• [Instruction]
Each record that follows should be repeated exactly, minus any images.
start Information given
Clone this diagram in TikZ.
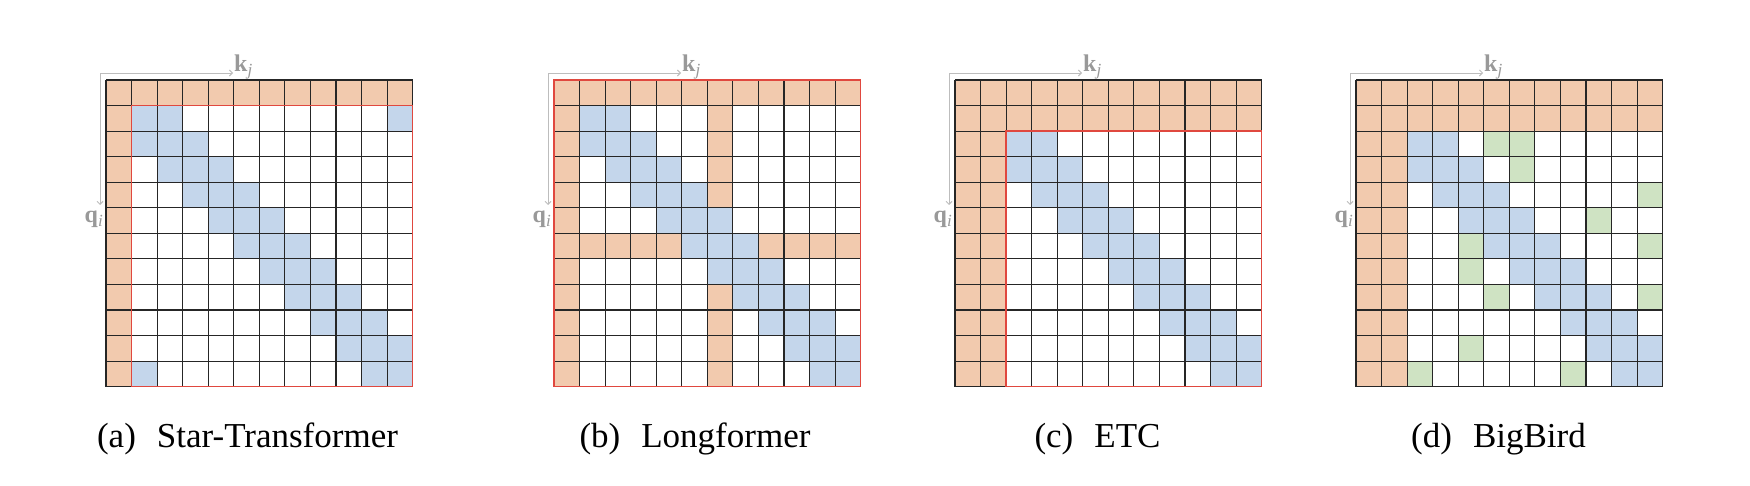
\documentclass[tikz,border=0pt]{standalone}
\usepackage{fontspec}
\setmainfont{Liberation Serif}
\usetikzlibrary{arrows.meta}
\definecolor{org}{HTML}{F2CAAE}
\definecolor{blu}{HTML}{C4D6EB}
\definecolor{grn}{HTML}{CFE3C3}
\definecolor{redb}{HTML}{E0483F}
\definecolor{axg}{HTML}{BDBDBD}
\definecolor{lblg}{HTML}{999999}
\tikzset{
 gline/.style={draw=black!85,line width=1.1pt},
 redbox/.style={draw=redb,line width=1.6pt},
 axarrow/.style={draw=axg,line width=0.9pt,{Straight Barb[length=3pt,width=6pt]}-{Straight Barb[length=3pt,width=6pt]}},
 axlabel/.style={text=lblg,inner sep=0pt,font=\fontsize{24}{24}\selectfont},
 caption/.style={anchor=base,inner sep=0pt,font=\fontsize{35}{42}\selectfont},
}
\newcommand\mkgrid{%
 \foreach \i in {0,...,12}{\draw[gline] (\i,0) -- (\i,12); \draw[gline] (0,\i) -- (12,\i);}}
\newcommand\cellfill[3]{\fill[#1] (#2,#3) rectangle ++(1,1);}
\newcommand\band[2]{% rows #1..11, columns clipped to >= #2
 \foreach \r in {#1,...,11}{\foreach \d in {-1,0,1}{%
  \pgfmathtruncatemacro\cc{\r+\d}%
  \ifnum\cc<#2\relax\else\ifnum\cc<12 \cellfill{blu}{\cc}{\r}\fi\fi}}}
\newcommand\axes[3]{%
 \coordinate (c#1) at (#2-6,#3-7);
 \coordinate (ke#1) at (#2+127,#3-7);
 \coordinate (qe#1) at (#2-6,#3+125);
 \draw[axarrow] (ke#1) -- (c#1) -- (qe#1);
 \node[axlabel,anchor=base west] (k#1) at (#2+128,72) {\textbf{k}\raisebox{-4pt}{\fontsize{17}{17}\selectfont\itshape j}};
 \node[axlabel,anchor=base east] (q#1) at (#2-3,223) {\textbf{q}\raisebox{-4pt}{\fontsize{17}{17}\selectfont\itshape i}};
}
\begin{document}
\begin{tikzpicture}[x=1pt,y=-1pt]
\useasboundingbox (0,0) rectangle (1750,486);
\fill[white] (0,0) rectangle (1750,486);
% (a) Star-Transformer
\axes{a}{106}{80}
\begin{scope}[xshift=106pt,yshift=-80pt,x=25.55pt,y=-25.55pt]
 \fill[org] (0,0) rectangle (12,1);
 \fill[org] (0,0) rectangle (1,12);
 \band{1}{1}
 \cellfill{blu}{11}{1}
 \cellfill{blu}{1}{11}
 \mkgrid
 \draw[redbox] (1,1) rectangle (12,12);
\end{scope}
% (b) Longformer
\axes{b}{554}{80}
\begin{scope}[xshift=554pt,yshift=-80pt,x=25.55pt,y=-25.55pt]
 \fill[org] (0,0) rectangle (12,1);
 \fill[org] (0,0) rectangle (1,12);
 \fill[org] (6,0) rectangle (7,12);
 \fill[org] (0,6) rectangle (12,7);
 \band{1}{1}
 \mkgrid
 \draw[redbox] (0,0) rectangle (12,12);
\end{scope}
% (c) ETC
\axes{c}{955}{80}
\begin{scope}[xshift=955pt,yshift=-80pt,x=25.55pt,y=-25.55pt]
 \fill[org] (0,0) rectangle (12,2);
 \fill[org] (0,0) rectangle (2,12);
 \band{2}{2}
 \mkgrid
 \draw[redbox] (2,2) rectangle (12,12);
\end{scope}
% (d) BigBird
\axes{d}{1356}{80}
\begin{scope}[xshift=1356pt,yshift=-80pt,x=25.55pt,y=-25.55pt]
 \fill[org] (0,0) rectangle (12,2);
 \fill[org] (0,0) rectangle (2,12);
 \band{2}{2}
 \foreach \cx/\ry in {5/2,6/2,6/3,11/4,9/5,4/6,11/6,4/7,5/8,11/8,4/10,2/11,8/11}{\cellfill{grn}{\cx}{\ry}}
 \mkgrid
\end{scope}
% captions
\node[caption] (capa) at (247.5,447) {(a)\hspace{0.6em}Star-Transformer};
\node[caption] (capb) at (695,447) {(b)\hspace{0.6em}Longformer};
\node[caption] (capc) at (1097.5,447) {(c)\hspace{0.6em}ETC};
\node[caption] (capd) at (1498.5,447) {(d)\hspace{0.6em}BigBird};
\end{tikzpicture}
\end{document}
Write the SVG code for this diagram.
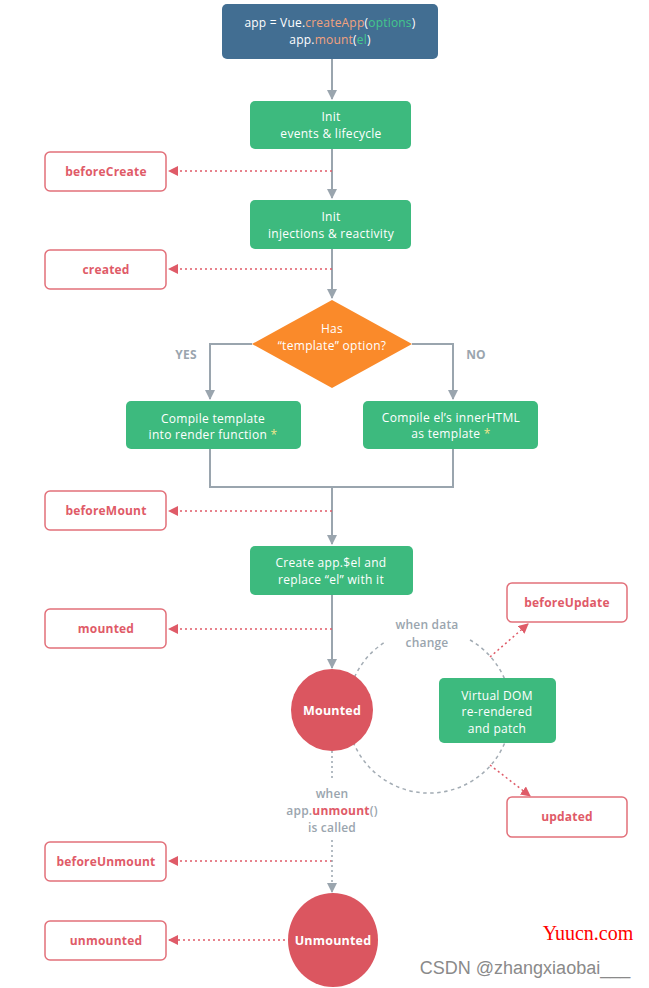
end Information given
• [Exercise answer]
Clone this diagram in TikZ.
\documentclass[tikz,border=0pt]{standalone}
\usepackage{fontspec}
\setmainfont{Liberation Serif}
\usetikzlibrary{arrows.meta}
\definecolor{org}{HTML}{F2CAAE}
\definecolor{blu}{HTML}{C4D6EB}
\definecolor{grn}{HTML}{CFE3C3}
\definecolor{redb}{HTML}{E0483F}
\definecolor{axg}{HTML}{BDBDBD}
\definecolor{lblg}{HTML}{999999}
\tikzset{
 gline/.style={draw=black!85,line width=1.1pt},
 redbox/.style={draw=redb,line width=1.6pt},
 axarrow/.style={draw=axg,line width=0.9pt,{Straight Barb[length=3pt,width=6pt]}-{Straight Barb[length=3pt,width=6pt]}},
 axlabel/.style={text=lblg,inner sep=0pt,font=\fontsize{24}{24}\selectfont},
 caption/.style={anchor=base,inner sep=0pt,font=\fontsize{35}{42}\selectfont},
}
\newcommand\mkgrid{%
 \foreach \i in {0,...,12}{\draw[gline] (\i,0) -- (\i,12); \draw[gline] (0,\i) -- (12,\i);}}
\newcommand\cellfill[3]{\fill[#1] (#2,#3) rectangle ++(1,1);}
\newcommand\band[2]{% rows #1..11, columns clipped to >= #2
 \foreach \r in {#1,...,11}{\foreach \d in {-1,0,1}{%
  \pgfmathtruncatemacro\cc{\r+\d}%
  \ifnum\cc<#2\relax\else\ifnum\cc<12 \cellfill{blu}{\cc}{\r}\fi\fi}}}
\newcommand\axes[3]{%
 \coordinate (c#1) at (#2-6,#3-7);
 \coordinate (ke#1) at (#2+127,#3-7);
 \coordinate (qe#1) at (#2-6,#3+125);
 \draw[axarrow] (ke#1) -- (c#1) -- (qe#1);
 \node[axlabel,anchor=base west] (k#1) at (#2+128,72) {\textbf{k}\raisebox{-4pt}{\fontsize{17}{17}\selectfont\itshape j}};
 \node[axlabel,anchor=base east] (q#1) at (#2-3,223) {\textbf{q}\raisebox{-4pt}{\fontsize{17}{17}\selectfont\itshape i}};
}
\begin{document}
\begin{tikzpicture}[x=1pt,y=-1pt]
\useasboundingbox (0,0) rectangle (1750,486);
\fill[white] (0,0) rectangle (1750,486);
% (a) Star-Transformer
\axes{a}{106}{80}
\begin{scope}[xshift=106pt,yshift=-80pt,x=25.55pt,y=-25.55pt]
 \fill[org] (0,0) rectangle (12,1);
 \fill[org] (0,0) rectangle (1,12);
 \band{1}{1}
 \cellfill{blu}{11}{1}
 \cellfill{blu}{1}{11}
 \mkgrid
 \draw[redbox] (1,1) rectangle (12,12);
\end{scope}
% (b) Longformer
\axes{b}{554}{80}
\begin{scope}[xshift=554pt,yshift=-80pt,x=25.55pt,y=-25.55pt]
 \fill[org] (0,0) rectangle (12,1);
 \fill[org] (0,0) rectangle (1,12);
 \fill[org] (6,0) rectangle (7,12);
 \fill[org] (0,6) rectangle (12,7);
 \band{1}{1}
 \mkgrid
 \draw[redbox] (0,0) rectangle (12,12);
\end{scope}
% (c) ETC
\axes{c}{955}{80}
\begin{scope}[xshift=955pt,yshift=-80pt,x=25.55pt,y=-25.55pt]
 \fill[org] (0,0) rectangle (12,2);
 \fill[org] (0,0) rectangle (2,12);
 \band{2}{2}
 \mkgrid
 \draw[redbox] (2,2) rectangle (12,12);
\end{scope}
% (d) BigBird
\axes{d}{1356}{80}
\begin{scope}[xshift=1356pt,yshift=-80pt,x=25.55pt,y=-25.55pt]
 \fill[org] (0,0) rectangle (12,2);
 \fill[org] (0,0) rectangle (2,12);
 \band{2}{2}
 \foreach \cx/\ry in {5/2,6/2,6/3,11/4,9/5,4/6,11/6,4/7,5/8,11/8,4/10,2/11,8/11}{\cellfill{grn}{\cx}{\ry}}
 \mkgrid
\end{scope}
% captions
\node[caption] (capa) at (247.5,447) {(a)\hspace{0.6em}Star-Transformer};
\node[caption] (capb) at (695,447) {(b)\hspace{0.6em}Longformer};
\node[caption] (capc) at (1097.5,447) {(c)\hspace{0.6em}ETC};
\node[caption] (capd) at (1498.5,447) {(d)\hspace{0.6em}BigBird};
\end{tikzpicture}
\end{document}
Write the SVG code for this diagram.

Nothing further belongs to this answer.